Keaton: The joy factor was the first thing Danny reminded me was he got to be the hero and I got to be the bad guy. He was just thrilled with that.
DeVito: Him in the mask and the whole Batman thing. It’s just getting too much for me, and me always being the gross penguin grunting and groaning and stuff. It was really so nice to be with him in the movie and everybody who is in the movie with us all together. We’re all weirdos but there is one really weird daddy down in the end (Burton). He’s pulling all the strings.
Q: Tim, do you see this movie as a companion piece to “Edward Scissorhands,” another film of yours about an outsider?
Burton: Not necessarily, except the fact is that theme comes up because I can’t help it.
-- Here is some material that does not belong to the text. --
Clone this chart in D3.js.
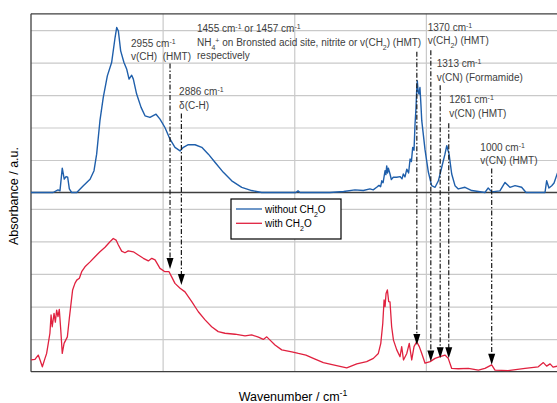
<!DOCTYPE html>
<html>
<head>
<meta charset="utf-8">
<script src="https://cdn.jsdelivr.net/npm/d3@7/dist/d3.min.js"></script>
<style>
  body { margin: 0; background: #fff; }
  svg { display: block; font-family: "Liberation Sans", Arial, sans-serif; }
  text { white-space: pre; }
</style>
</head>
<body>
<svg id="chart" width="557" height="403"></svg>
<script>
// spectrum without CH2O: [wavenumber, absorbance]
var withoutCH2O = [
  [3800, 0], [3666, 0], [3636, 0.08], [3624, 0.05], [3610, 0.75], [3598, 0.41], [3587, 0.49],
  [3577, 0.47], [3567, 0.11], [3553, 0], [3522, 0], [3482, 0.21], [3441, 0.41], [3417, 0.67],
  [3401, 1.18], [3381, 2.21], [3361, 2.92], [3336, 3.59], [3310, 4.0], [3289, 4.77], [3279, 5.08],
  [3269, 4.97], [3255, 4.36], [3235, 4.0], [3218, 3.79], [3204, 3.49], [3188, 3.61], [3178, 3.49],
  [3158, 3.03], [3131, 2.62], [3107, 2.36], [3077, 2.31], [3040, 2.41], [3016, 2.26], [2986, 2.0],
  [2955, 1.64], [2925, 1.39], [2894, 1.28], [2874, 1.39], [2844, 1.47], [2803, 1.47], [2762, 1.39],
  [2722, 1.18], [2682, 0.93], [2631, 0.62], [2580, 0.36], [2519, 0.16], [2459, 0.06], [2398, 0],
  [2190, 0], [2177, 0.05], [2165, 0], [1983, 0], [1900, 0.03], [1831, 0.08], [1780, 0.06],
  [1740, 0.11], [1720, 0.08], [1699, 0.16], [1685, 0.22], [1675, 0.18], [1668, 0.36], [1660, 0.3],
  [1648, 0.67], [1643, 0.55], [1638, 0.82], [1633, 0.6], [1628, 0.75], [1618, 0.57], [1610, 0.4],
  [1598, 0.47], [1577, 0.47], [1557, 0.49], [1545, 0.42], [1537, 0.57], [1527, 0.48], [1516, 0.72],
  [1505, 0.6], [1496, 1.03], [1488, 0.95], [1480, 1.39], [1472, 1.3], [1466, 2.1], [1460, 2.6],
  [1456, 3.13], [1452, 3.43], [1447, 3.1], [1442, 3.03], [1436, 3.23], [1430, 2.7], [1425, 2.21],
  [1405, 1.31], [1385, 0.63], [1365, 0.21], [1344, 0.16], [1324, 0.36], [1304, 0.77], [1284, 1.18],
  [1273, 1.44], [1259, 1.18], [1243, 0.57], [1223, 0.21], [1203, 0.11], [1162, 0.16], [1121, 0.06],
  [1041, 0], [1021, 0.14], [1000, 0.02], [950, 0.05], [919, 0.31], [889, 0.16], [858, 0.21],
  [818, 0.16], [791, 0], [676, 0], [666, 0.36], [652, 0.14], [635, 0.21], [621, 0.29], [600, 0.6]
];

// spectrum with CH2O: [wavenumber, absorbance]
var withCH2O = [
  [3800, 0.36], [3776, 0.38], [3756, 0.51], [3745, 0.36], [3731, 0.15], [3715, 0.41], [3705, 0.56],
  [3695, 0.87], [3685, 1.18], [3678, 1.74], [3671, 1.38], [3660, 1.79], [3652, 1.52], [3644, 1.89],
  [3636, 1.69], [3628, 1.91], [3619, 1.28], [3610, 0.56], [3599, 0.87], [3589, 0.97], [3579, 1.07],
  [3567, 1.64], [3559, 1.99], [3547, 2.51], [3533, 2.71], [3522, 2.81], [3506, 2.87], [3492, 3.07],
  [3472, 3.22], [3441, 3.37], [3411, 3.53], [3381, 3.68], [3350, 3.82], [3320, 3.99], [3300, 4.09],
  [3283, 4.04], [3269, 3.89], [3249, 3.70], [3229, 3.65], [3209, 3.71], [3178, 3.68], [3148, 3.58],
  [3117, 3.48], [3087, 3.40], [3066, 3.48], [3046, 3.43], [3016, 3.17], [2986, 3.07], [2961, 3.07],
  [2945, 2.91], [2925, 2.71], [2894, 2.56], [2864, 2.45], [2823, 2.15], [2783, 1.84], [2742, 1.59],
  [2702, 1.38], [2662, 1.23], [2621, 1.18], [2560, 1.15], [2499, 1.10], [2459, 1.13], [2418, 1.06],
  [2388, 0.99], [2367, 1.07], [2347, 0.97], [2317, 0.82], [2276, 0.67], [2215, 0.61], [2175, 0.56],
  [2129, 0.51], [2084, 0.41], [2023, 0.28], [1963, 0.21], [1881, 0.12], [1820, 0.24], [1760, 0.31],
  [1719, 0.41], [1689, 0.56], [1674, 0.87], [1662, 1.48], [1654, 2.2], [1648, 2.0], [1642, 2.40],
  [1634, 2.51], [1626, 2.15], [1618, 2.14], [1608, 1.38], [1597, 0.97], [1577, 0.67], [1557, 0.46],
  [1547, 0.77], [1536, 0.36], [1516, 0.56], [1501, 0.87], [1486, 0.36], [1472, 0.77], [1456, 0.92],
  [1440, 0.77], [1425, 0.56], [1405, 0.26], [1374, 0.31], [1344, 0.41], [1314, 0.46], [1284, 0.51],
  [1264, 0.41], [1243, 0.10], [1203, 0.09], [1142, 0.10], [1081, 0.05], [1041, 0.10], [1000, 0.21],
  [980, 0.05], [901, 0.03], [797, 0.10], [717, 0.15], [686, 0.28], [666, 0.17], [645, 0.24],
  [627, 0.14], [600, 0.17]
];

// band assignments: wavenumber, where the dash-dot line starts (upper trace units),
// where the arrow ends (lower trace units), label anchor (wavenumber, upper units), label lines
var bandWn    = [2955, 2886, 1455, 1370, 1313, 1261, 1000];
var bandStart = [3.97, 2.43, 4.33, 4.38, 3.30, 2.13, 0.74];
var bandTip   = [3.15, 2.66, 0.82, 0.31, 0.41, 0.41, 0.21];
var labelWn   = [3192, 2900, 2791, 1389, 1334, 1258, 1069];
var labelAbs  = [4.60, 3.10, 5.05, 5.09, 3.97, 2.86, 1.40];
var labelText = [
  ["2955 cm^{-1}", "v(CH)  (HMT)"],
  ["2886 cm^{-1}", "δ(C-H)"],
  ["1455 cm^{-1} or 1457 cm^{-1}", "NH_{4}^{+} on Bronsted acid site, nitrite or v(CH_{2}) (HMT)", "respectively"],
  ["1370 cm^{-1}", "v(CH_{2}) (HMT)"],
  ["1313 cm^{-1}", "v(CN) (Formamide)"],
  ["1261 cm^{-1}", "v(CN) (HMT)"],
  ["1000 cm^{-1}", "v(CN) (HMT)"]
];

var seriesNames = ["without CH_{2}O", "with CH_{2}O"];
var seriesColors = ["#1f5fab", "#e0213f"];
var xGrid = [3000, 2200, 1400];
var yGrid = [1, 2, 3, 4, 5];

var svg = d3.select('#chart');
var pLeft = 31, pRight = 557.5, pTop = 13.8, pMid = 192.5, pBottom = 371.7;

var x = d3.scaleLinear().domain([3800, 600]).range([pLeft, pRight]);
var yTop = d3.scaleLinear().domain([0, 5.5]).range([pMid, pTop]);
var yBot = d3.scaleLinear().domain([0, 5.5]).range([pBottom, pMid]);

svg.append('clipPath').attr('id', 'clip')
  .append('rect').attr('x', pLeft).attr('y', pTop).attr('width', pRight - pLeft).attr('height', pBottom - pTop);

// grids
function grid(g) {
  g.selectAll('.domain').remove();
  g.selectAll('.tick line').attr('stroke', '#c9c9c9').attr('stroke-width', 1.2);
}
svg.append('g').attr('transform', 'translate(' + pLeft + ',0)')
  .call(d3.axisLeft(yBot).tickValues(yGrid).tickSize(-(pRight - pLeft)).tickFormat('')).call(grid);
svg.append('g').attr('transform', 'translate(' + pLeft + ',0)')
  .call(d3.axisLeft(yTop).tickValues(yGrid).tickSize(-(pRight - pLeft)).tickFormat('')).call(grid);
svg.append('g').attr('transform', 'translate(0,' + pBottom + ')')
  .call(d3.axisBottom(x).tickValues(xGrid).tickSize(-(pBottom - pTop)).tickFormat('')).call(grid);

// frame
var frame = svg.append('g').attr('stroke', '#3f3f3f').attr('stroke-width', 1.3);
frame.append('line').attr('x1', pLeft).attr('x2', pRight).attr('y1', pTop).attr('y2', pTop);
frame.append('line').attr('x1', pLeft).attr('x2', pRight).attr('y1', pBottom).attr('y2', pBottom);
frame.append('line').attr('x1', pLeft).attr('x2', pLeft).attr('y1', pTop).attr('y2', pBottom);

var plot = svg.append('g').attr('clip-path', 'url(#clip)');
var lineTop = d3.line().x(function (d) { return x(d[0]); }).y(function (d) { return yTop(d[1]); });
var lineBot = d3.line().x(function (d) { return x(d[0]); }).y(function (d) { return yBot(d[1]); });

plot.append('path').datum(withCH2O).attr('d', lineBot)
  .attr('fill', 'none').attr('stroke', seriesColors[1]).attr('stroke-width', 1.3).attr('stroke-linejoin', 'round');

// axis of the upper trace
frame.append('line').attr('x1', pLeft).attr('x2', pRight).attr('y1', pMid).attr('y2', pMid);

plot.append('path').datum(withoutCH2O).attr('d', lineTop)
  .attr('fill', 'none').attr('stroke', seriesColors[0]).attr('stroke-width', 1.4).attr('stroke-linejoin', 'round');

// rich text helper: ^{..} superscript, _{..} subscript
function rich(textSel, str) {
  var parts = str.split(/(\^\{[^}]*\}|_\{[^}]*\})/);
  parts.forEach(function (p) {
    if (!p) return;
    if (p[0] == '^') {
      textSel.append('tspan').attr('baseline-shift', 'super').attr('font-size', '70%').text(p.slice(2, -1));
    } else if (p[0] == '_') {
      textSel.append('tspan').attr('baseline-shift', 'sub').attr('font-size', '70%').text(p.slice(2, -1));
    } else {
      textSel.append('tspan').text(p);
    }
  });
}

// arrows
var arrows = svg.append('g');
for (var i = 0; i < bandWn.length; i++) {
  var ax = x(bandWn[i]);
  var y0 = yTop(bandStart[i]);
  var y1 = yBot(bandTip[i]);
  arrows.append('line').attr('x1', ax).attr('x2', ax).attr('y1', y0).attr('y2', y1 - 8)
    .attr('stroke', '#1a1a1a').attr('stroke-width', 1.2).attr('stroke-dasharray', '5,2,1.5,2');
  arrows.append('path')
    .attr('d', 'M' + (ax - 3.5) + ',' + (y1 - 11) + 'L' + (ax + 3.5) + ',' + (y1 - 11) + 'L' + ax + ',' + y1 + 'Z')
    .attr('fill', '#000');
}

// labels
var labels = svg.append('g').attr('fill', '#404040').attr('font-size', 10);
for (var i = 0; i < labelText.length; i++) {
  labelText[i].forEach(function (s, j) {
    var t = labels.append('text').attr('x', x(labelWn[i])).attr('y', yTop(labelAbs[i]) + j * 13.6 + 3.6);
    rich(t, s);
  });
}

// legend
var lg = svg.append('g').attr('transform', 'translate(231,199)');
lg.append('rect').attr('width', 110).attr('height', 40).attr('fill', '#fff').attr('stroke', '#000').attr('stroke-width', 1.2);
seriesNames.forEach(function (name, i) {
  var yy = 10 + i * 14.3;
  lg.append('line').attr('x1', 5).attr('x2', 31).attr('y1', yy).attr('y2', yy)
    .attr('stroke', seriesColors[i]).attr('stroke-width', 1.3);
  var t = lg.append('text').attr('x', 34).attr('y', yy + 3.6).attr('font-size', 10).attr('fill', '#000');
  rich(t, name);
});

// axis titles
var yt = svg.append('text').attr('transform', 'translate(18,196) rotate(-90)')
  .attr('text-anchor', 'middle').attr('font-size', 12.5).attr('fill', '#000');
rich(yt, 'Absorbance / a.u.');
var xt = svg.append('text').attr('x', 293).attr('y', 400.5)
  .attr('text-anchor', 'middle').attr('font-size', 12.5).attr('fill', '#000');
rich(xt, 'Wavenumber / cm^{-1}');
</script>
</body>
</html>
It’s like part of your DNA. It’s not that I consciously think about that but once you’re branded that way, no matter how you feel, that’s the themes that keep recurring to you.
Q: Michael, you wear a pretty snazzy suit and wig in this as the villainous impresario V.A. Vandevere. How important is your costume and makeup in creating a character?
Keaton: Once you feel the clothes and you start walking around in it. I remember in “Johnny Dangerously,” I immediately knew where to go when (I had the costume and makeup). When I was talking to Tim about Vandevere, I had in the back of my head, “I’m not going to mention the wig.” But as soon as I said, “Hey, this is probably a dumb idea but what do you think about a wig?” And then (Burton’s) eyes lit up, and I was thinking, “Now, I’ve got to wear this stupid wig.” But I dug the wig and the wig now has its own agent .I do like going to extremes, so any time you’re with Tim, there is always the likelihood that you’re going to go to some kind of an extreme look, or something like that.
Q: What was the biggest challenge of making this live-action/animated film?
Burton: We had this great cast and the only thing that’s missing is the main character (which is entirely CGI). That’s a very, very unnerving thing to kind of be going into something and you know what you want. You know what you’re trying to go for. You can even see rough animation. But until it materializes, you just don’t know. So, all these people are suspending disbelief for everything to make (the audience believe) the main character there and believable. That was the biggest challenge.
Q: Danny, was your ringmaster performance based on Tim Burton?
DeVito: Everything I do in the movie is basically fed to me through the insane mind of Mr. Burton. I felt really great to be Max Medici and be part of this insane family. The great thing is that it is a family and it is Max trying to keep everything together and keep all the elements up in the air. Tim just works 24/7 when he’s making a movie, keeping everything going, keeping the plates spinning, keeping all the balls in the air, keeping everything moving. All the moving parts congealing. Everything going together. So, I feel like he’s an inspiration when we’re on the set and it pushes you to new heights.